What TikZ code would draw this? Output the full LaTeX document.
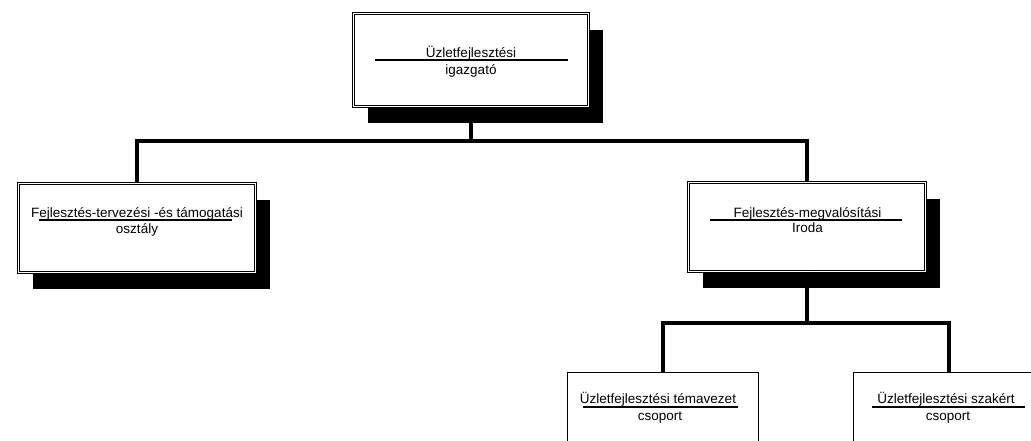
\documentclass[tikz,border=0pt]{standalone}
\usepackage{fontspec}
\setmainfont{Liberation Sans}
\usetikzlibrary{shadows}
\begin{document}
\begin{tikzpicture}[x=1pt,y=-1pt,
  box/.style={draw=black, line width=0.7pt, double=white, double distance=1.6pt,
    fill=white, inner sep=0pt,
    drop shadow={shadow xshift=14pt, shadow yshift=-16pt, fill=black, opacity=1}},
  plainbox/.style={draw=black, line width=0.8pt, fill=white, inner sep=0pt,
    minimum width=191pt, minimum height=150pt},
  txt/.style={anchor=base, inner sep=0pt, font=\fontsize{13.5}{16}\selectfont},
  uline/.style={line width=1.1pt},
  conn/.style={line width=4pt}]
\useasboundingbox (0,0) rectangle (1031,440);
\clip (0,0) rectangle (1031,440);

% boxes
\node[box, minimum width=235pt, minimum height=93pt] (top) at (471,60) {};
\node[box, minimum width=237pt, minimum height=89pt] (left) at (137,228) {};
\node[box, minimum width=237pt, minimum height=89pt] (right) at (807,227) {};
\node[plainbox] (bl) at (662.5,447) {};
\node[plainbox] (br) at (948.5,447) {};

% texts
\node[txt] (ta) at (471,57) {Üzletfejlesztési};
\node[txt] (tb) at (471,74) {igazgató};
\draw[uline] (375,60) -- (568,60);

\node[txt] (la) at (137,217) {Fejlesztés-tervezési -és támogatási};
\node[txt] (lb) at (137,233) {osztály};
\draw[uline] (39,220) -- (232,220);

\node[txt] (ra) at (807.5,217) {Fejlesztés-megvalósítási};
\node[txt] (rb) at (807.5,232) {Iroda};
\draw[uline] (710,220) -- (902,220);

\node[txt] (bla) at (658,403) {Üzletfejlesztési témavezet};
\node[txt] (blb) at (660,420) {csoport};
\draw[uline] (583,407) -- (738,407);

\node[txt] (bra) at (946,403) {Üzletfejlesztési szakért};
\node[txt] (brb) at (948,420) {csoport};
\draw[uline] (872,407) -- (1025,407);

% connectors
\coordinate (j1) at (471,141);
\coordinate (j2) at (807,323);
\draw[conn] (top.south) -- (j1);
\draw[conn] (j1) -| (left.north);
\draw[conn] (j1) -| (right.north);
\draw[conn] (right.south) -- (j2);
\draw[conn] (j2) -| (bl.north);
\draw[conn] (j2) -| (br.north);
\end{tikzpicture}
\end{document}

··········

**Problem to solve:** Set down the material above as is, without any pictures.

**Worked solution:**
What TikZ code would draw this? Output the full LaTeX document.
\documentclass[tikz,border=0pt]{standalone}
\usepackage{fontspec}
\setmainfont{Liberation Sans}
\usetikzlibrary{shadows}
\begin{document}
\begin{tikzpicture}[x=1pt,y=-1pt,
  box/.style={draw=black, line width=0.7pt, double=white, double distance=1.6pt,
    fill=white, inner sep=0pt,
    drop shadow={shadow xshift=14pt, shadow yshift=-16pt, fill=black, opacity=1}},
  plainbox/.style={draw=black, line width=0.8pt, fill=white, inner sep=0pt,
    minimum width=191pt, minimum height=150pt},
  txt/.style={anchor=base, inner sep=0pt, font=\fontsize{13.5}{16}\selectfont},
  uline/.style={line width=1.1pt},
  conn/.style={line width=4pt}]
\useasboundingbox (0,0) rectangle (1031,440);
\clip (0,0) rectangle (1031,440);

% boxes
\node[box, minimum width=235pt, minimum height=93pt] (top) at (471,60) {};
\node[box, minimum width=237pt, minimum height=89pt] (left) at (137,228) {};
\node[box, minimum width=237pt, minimum height=89pt] (right) at (807,227) {};
\node[plainbox] (bl) at (662.5,447) {};
\node[plainbox] (br) at (948.5,447) {};

% texts
\node[txt] (ta) at (471,57) {Üzletfejlesztési};
\node[txt] (tb) at (471,74) {igazgató};
\draw[uline] (375,60) -- (568,60);

\node[txt] (la) at (137,217) {Fejlesztés-tervezési -és támogatási};
\node[txt] (lb) at (137,233) {osztály};
\draw[uline] (39,220) -- (232,220);

\node[txt] (ra) at (807.5,217) {Fejlesztés-megvalósítási};
\node[txt] (rb) at (807.5,232) {Iroda};
\draw[uline] (710,220) -- (902,220);

\node[txt] (bla) at (658,403) {Üzletfejlesztési témavezet};
\node[txt] (blb) at (660,420) {csoport};
\draw[uline] (583,407) -- (738,407);

\node[txt] (bra) at (946,403) {Üzletfejlesztési szakért};
\node[txt] (brb) at (948,420) {csoport};
\draw[uline] (872,407) -- (1025,407);

% connectors
\coordinate (j1) at (471,141);
\coordinate (j2) at (807,323);
\draw[conn] (top.south) -- (j1);
\draw[conn] (j1) -| (left.north);
\draw[conn] (j1) -| (right.north);
\draw[conn] (right.south) -- (j2);
\draw[conn] (j2) -| (bl.north);
\draw[conn] (j2) -| (br.north);
\end{tikzpicture}
\end{document}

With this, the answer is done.